Training sessions are led by Knox Curator, historian and author Eldonna Lay, who will provide overviews of national, regional and local history. Settler descendants and experts in specific subjects will present in-depth information featuring the Importance of the San Diego & Arizona Railroad, family and business reasons for relocating to the Valley and the elevated stature of gifted teachers and world and nationally famous entertainers and writers in El Cajon’s early decades.

Classes begin promptly at 1:20 p.m. and end at 2:45 on consecutive Tuesdays in the community room of the new El Cajon Police facility at Park Street and Magnolia Avenue. Prospective docents will learn the reasons why so few writers and historians outside of East County have acknowledged its settlement in documentaries, films or books. Instead, national and regional attention has been focused on earlier arrivals to the plains, gold miners to Northern California, the emigration to the Pacific Northwest and cattle raising and Indian uprisings in Great Northwest and conflicts and cattle drives in our neighboring Southwestern border states. 

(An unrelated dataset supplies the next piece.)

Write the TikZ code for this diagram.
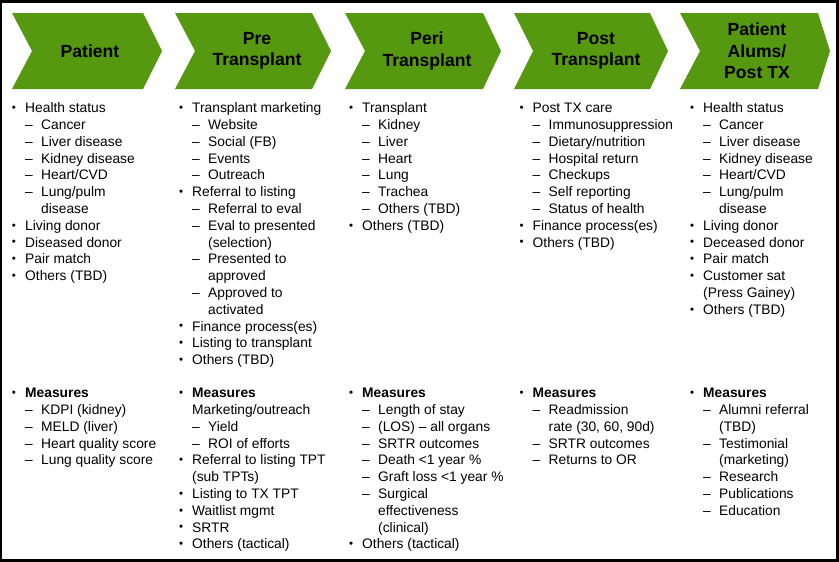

Thus, Docents will expand their own knowledge of our own new arrivals’ professional and advanced backgrounds in entertainment, business and education who settled the El Cajon Valley and its rim areas. They’ll hear about the economic boost that followed the establishment of San Diego & Arizona Railroad routes and the post-war intellectual explosion of discovery and development in science, agriculture, architecture, communication and geographical exploration -- and the sudden rise in Americanism prompted by Chicago’s new architectural grandeur and other wonders and new products during its World Columbian Exposition of 1893-94 – along with our Valley’s prize-winning agriculturalists, vintners and raisin growers at that Exposition.

Classes are restricted to 28 new docent applicants who will join some City personnel and El Cajon Historical Society board members. Pre-registration checks for $37 cover this year’s Society membership and printing of pertinent materials and must be received by January 22, payable to The El Cajon Historical Society, PO Box 1973, El Cajon, CA 92022.